Finney reacted to the “Great Awakening” by turning from God to humans and from the preaching of objective content to the emphasis on getting a person to “make a decision.”
His entire theology revolved around human morality.
Finney believed that God demanded absolute perfection, but instead of that leading him to seek his perfect righteousness in Christ, he concluded that perfect justification was only found in full perfect obedience to Christ.
Finney believed that human beings were capable of choosing whether they would be corrupt by nature or redeemed.
He argued against the church’s theology of “original sin,” the doctrine that we have all inherited a sin nature and we will sin anytime given the chance.
Finney attacked justification by grace alone through faith alone.
In his theology, God is not sovereign, man is not a sinner by nature, atonement is not a true payment for sin, justification by imputation is insulting to reason and morality, the new birth is simply the effct of successful techniques and revival is the result of clever campaigns.
Finney’s “New Measures” made human choices and emotions and the center of the church’s ministry and replaced the preaching of Christ with the preaching of conversion.
When church leaders claim that theology gets in the way of growth and insist that it does not matter what a particular church believes, growth is a matter of following particular church principles, they are displaying a debt to Finney.

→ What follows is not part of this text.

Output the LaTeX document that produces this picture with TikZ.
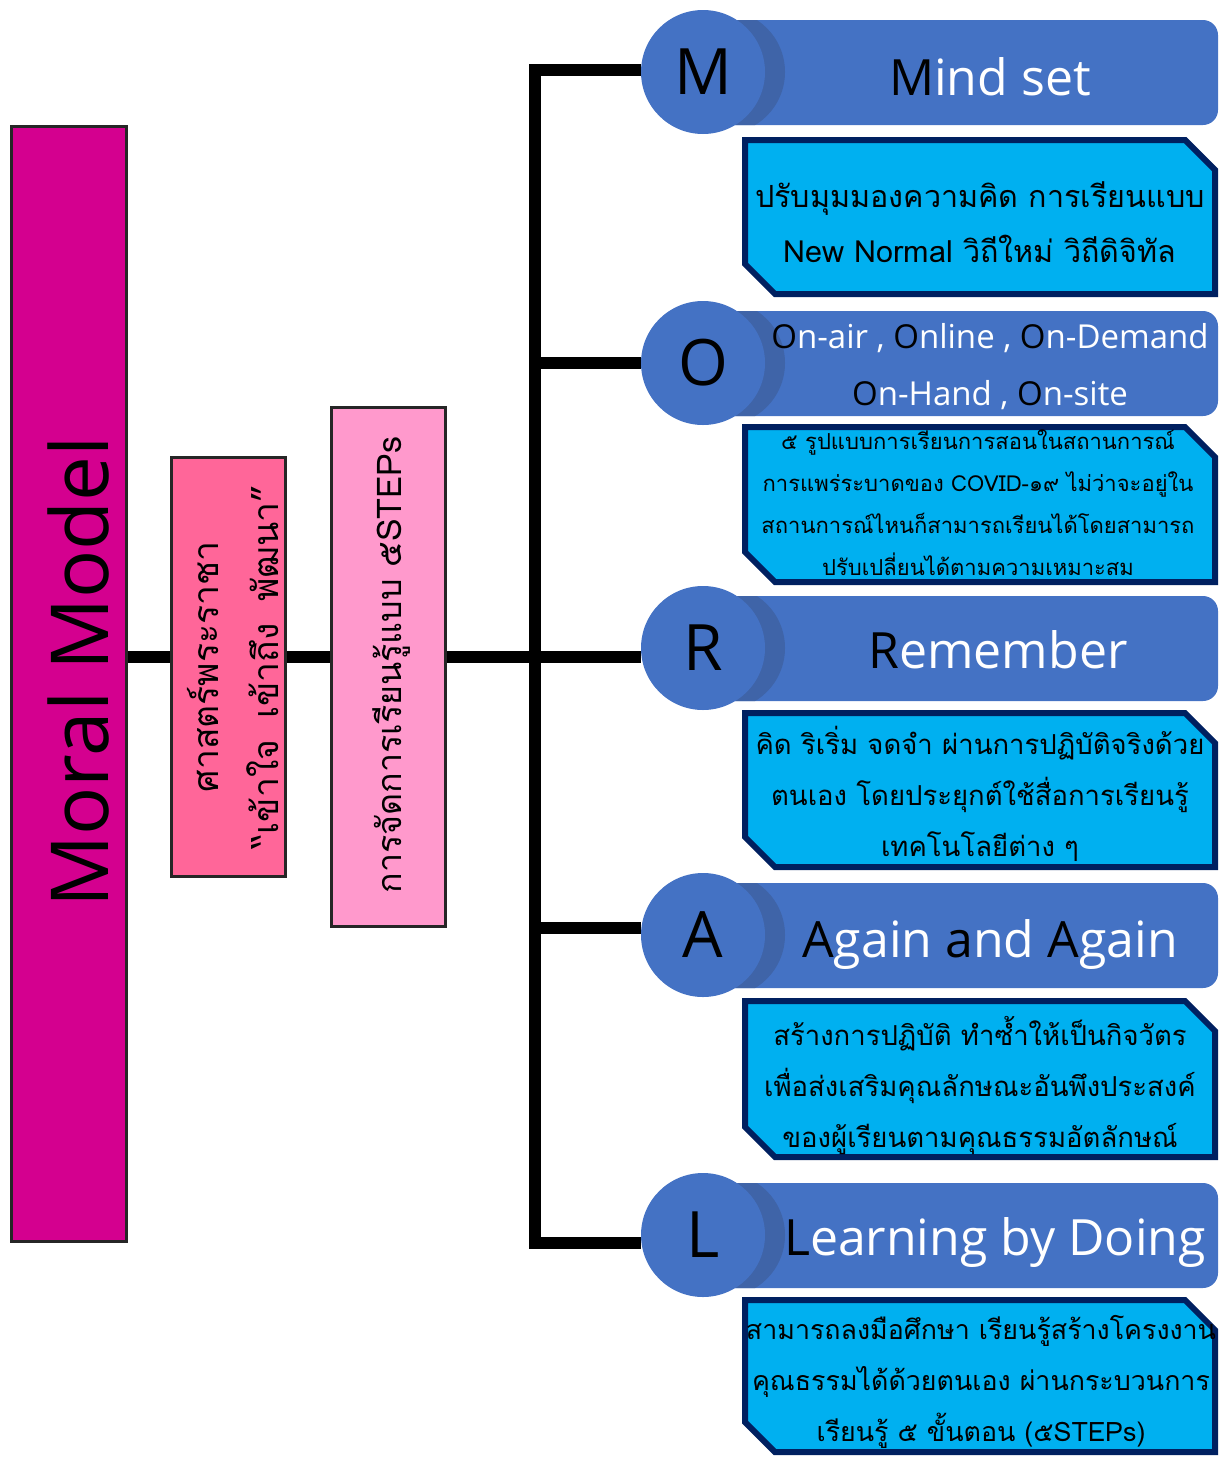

When churches praise this sub-Christian enterprise and the barking, roaring, screaming and laughing on the basis that “it works” and one must judge its truth by its fruit, they are following Finney.
According to Michael Horton, a professor at Westminister Seminary in California, a Gospel that “works” for zealous perfection one momment merely creates tomorrow’s disillusioned and spent super-saints.
Now if you’ve read this far you’re probably asking what in the world does all this have to do with me?
Allman tells me “I’m too critical of the church today.” I think part of that comes from my belief that a lot of it doesn’t really “work.”
But to find out why it doesn’t work, I think we need to stop pointing fingers at only today’s leaders and look at where we’ve come from and how we got to where we are today.
I personally believe the church should be used to lead the cause in moral change, but I don’t believe the church should lead the charge legislate their morality on others.
If the church truly shines with the “Glory of God” people will see a difference in us and come join the party.
People will want to be a part of what we’re doing, not because of what we’re not doing, but because they see a difference in our lives that they want to see in their own.
If not, we become nothing more than a legalistic party pooper wanting to spoil everyone’s fun.

Portions of this piece were taken from “The Legacy of Charles Finney” by Michael S. Horton, Ph.D. a professor of theology and apologetics at Westminster Seminary California (Escondido, CA).